About 150 species of birds have been recorded in Grenada, although terrestrial birds only number an estimated 35 species; the remainder are migrants, waterfowl and seabirds.
There are only two endemics; the Grenada dove (Leptotila wellsi), and the Grenada hook-billed kite (a large hawk, Chondrohierax uncinatus mirus). Both are rarely seen and critically endangered, and are even on the brink of extinction.

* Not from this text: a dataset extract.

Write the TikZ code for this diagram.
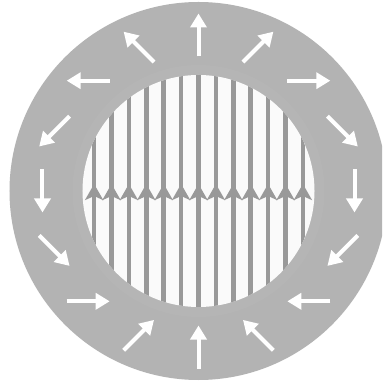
\documentclass[tikz,border=0pt]{standalone}
\usetikzlibrary{arrows.meta}
\definecolor{ringgray}{RGB}{179,179,179}
\definecolor{bandgray}{RGB}{181,181,181}
\definecolor{stripegray}{RGB}{153,153,153}
\definecolor{innerwhite}{RGB}{250,250,250}
\tikzset{
  ringarrow/.style={draw=white, line width=4pt, -{Triangle[length=14pt,width=16pt]}},
  stripe/.style={draw=stripegray, line width=4.6pt},
  stripehead/.style={draw=stripegray, line width=4.6pt, -{Stealth[length=16pt,width=18pt,inset=4pt]}}
}
\begin{document}
\begin{tikzpicture}[x=1pt,y=1pt]
  \useasboundingbox (-198.5,-196) rectangle (183.5,191);
  \fill[white] (-198.5,-196) rectangle (183.5,191);
  \begin{scope}
    \clip (-198.5,-196) rectangle (183.5,191);
    \fill[ringgray] (0,0) circle (189);
  \end{scope}
  \fill[bandgray] (0,0) circle (126);
  \fill[innerwhite] (0,0) circle (116);
  \begin{scope}
    \clip (0,0) circle (116);
    \foreach \k in {-6,...,6} {
      \draw[stripe] (\k*17.4,-120) -- (\k*17.4,120);
    }
  \end{scope}
  \foreach \k in {-6,...,6} {
    \draw[stripehead] (\k*17.4,-12) -- (\k*17.4,7);
  }
  \foreach \t in {0,22.5,...,337.5} {
    \pgfmathsetmacro\p{2*\t-90}
    \draw[ringarrow, shift={(\t:156)}] (\p+180:21.5) -- (\p:21.5);
  }
\end{tikzpicture}
\end{document}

The dove is thought to number less than 135 individuals, while the kite perhaps only 50-75. The island’s small size, predators like mongooses, cats and rats, and habitat loss has been credited for the demise in the numbers; not just hurricanes destroying forests but construction development too. However, birdwatchers may be lucky at Grand Etang which is home to the emerald-throated hummingbird, yellow-billed cuckoo, red-necked pigeon, ruddy quail-dove, cocoa thrush, lesser Antillean swift and Antillean crested hummingbird among other forest birds.

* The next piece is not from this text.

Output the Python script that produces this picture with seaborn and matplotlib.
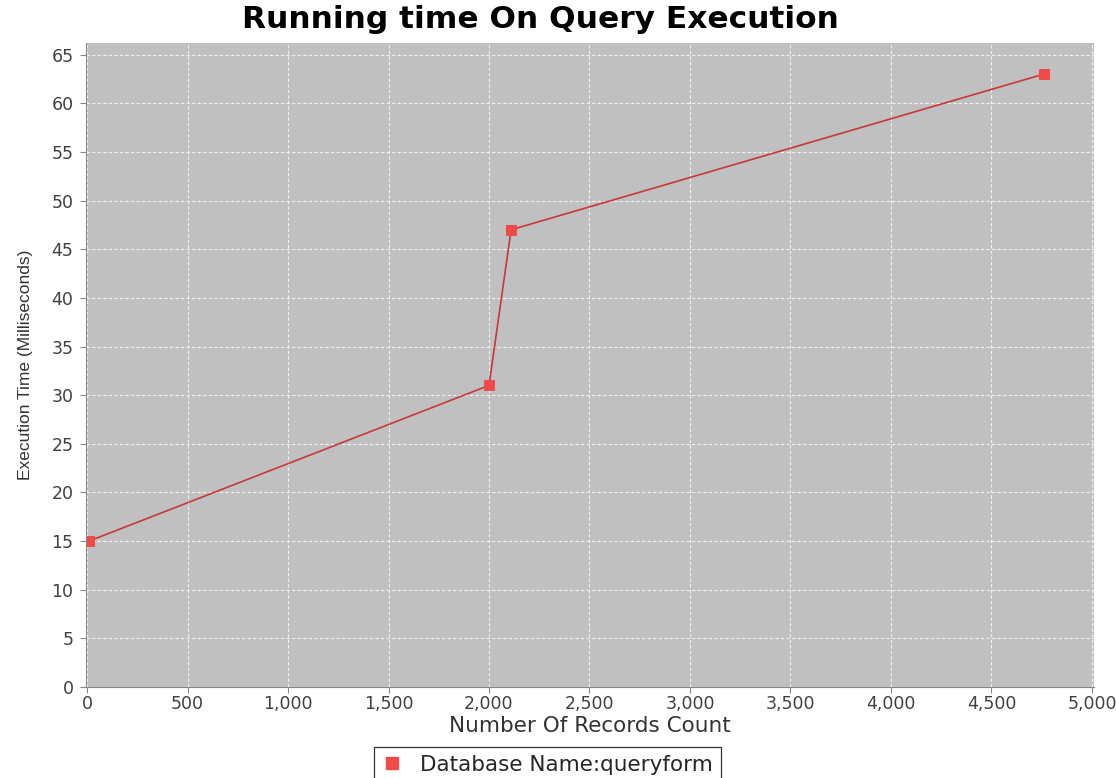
import matplotlib
matplotlib.use("Agg")
import matplotlib.pyplot as plt
import matplotlib.ticker as mticker
from matplotlib.lines import Line2D
import seaborn as sns
import pandas as pd

records = [10, 2000, 2110, 4760]
exec_ms = [15, 31, 47, 63]
series_name = "Database Name:queryform"
title = "Running time On Query Execution"
x_label = "Number Of Records Count"
y_label = "Execution Time (Milliseconds)"

df = pd.DataFrame({"records": records, "ms": exec_ms})

sns.set_style("white")
plt.rcParams['font.family'] = ['DejaVu Sans']

W, H = 1116, 778
fig = plt.figure(figsize=(W / 100, H / 100), dpi=100)
left, right, top, bottom = 86, 1094, 43, 687
ax = fig.add_axes([left / W, 1 - bottom / H, (right - left) / W, (bottom - top) / H])
ax.set_facecolor('#c0c0c0')

sns.lineplot(data=df, x="records", y="ms", ax=ax, color='#c83838', linewidth=1.2,
             marker='s', markersize=7.5, markerfacecolor='#f04a4a', markeredgecolor='#f04a4a',
             sort=False)

ax.set_xlim(-5, 5010)
ax.set_ylim(0, 66.2)
ax.xaxis.set_major_locator(mticker.MultipleLocator(500))
ax.yaxis.set_major_locator(mticker.MultipleLocator(5))
ax.xaxis.set_major_formatter(mticker.FuncFormatter(lambda v, p: f"{int(v):,}"))
ax.grid(True, color='#f2f2f2', linestyle=(0, (3, 2)), linewidth=0.8)
ax.set_axisbelow(True)
for s in ax.spines.values():
    s.set_visible(False)
for side in ('left', 'bottom'):
    ax.spines[side].set_visible(True)
    ax.spines[side].set_color('#888888')
ax.tick_params(axis='x', which='major', pad=2)
ax.tick_params(axis='y', which='major', pad=5)
ax.tick_params(axis='both', which='major', direction='out', length=4, color='#888888',
               labelsize=12.5, labelcolor='#404040', left=True, bottom=True)

ax.set_xlabel(x_label, fontsize=15.5, color='#333333', labelpad=2)
ax.set_ylabel(y_label, fontsize=12.5, color='#333333', labelpad=13,
              family=['Liberation Sans Narrow', 'Liberation Sans', 'DejaVu Sans'])
fig.text(0.5 * (237 + 843) / W, 1 - 19 / H, title, fontsize=22.5, fontweight='bold',
         ha='center', va='center', color='black')

handle = Line2D([], [], linestyle='none', marker='s', markersize=8,
                markerfacecolor='#f04a4a', markeredgecolor='#f04a4a')
leg = fig.legend([handle], [series_name], loc='upper center',
                 bbox_to_anchor=(0.5 * (369 + 726) / W, 1 - 747 / H),
                 frameon=True, fancybox=False, edgecolor='black', fontsize=15.5,
                 handlelength=1.0, handletextpad=0.8, borderpad=0.35, borderaxespad=0)
leg.get_frame().set_linewidth(0.9)

fig.savefig("out.png", dpi=100)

The few lakes on the island attract herons, ducks, and grebes, and shore and seabirds can be spotted at Levera National Park and on the west and southwest Atlantic coasts. These include the roseate, bridled and sooty tern, frigate birds, boobies and brown pelicans, and some of the unpopulated islets between Grenada and Carriacou are important areas for breeding seabirds, particularly the red-footed and brown booby.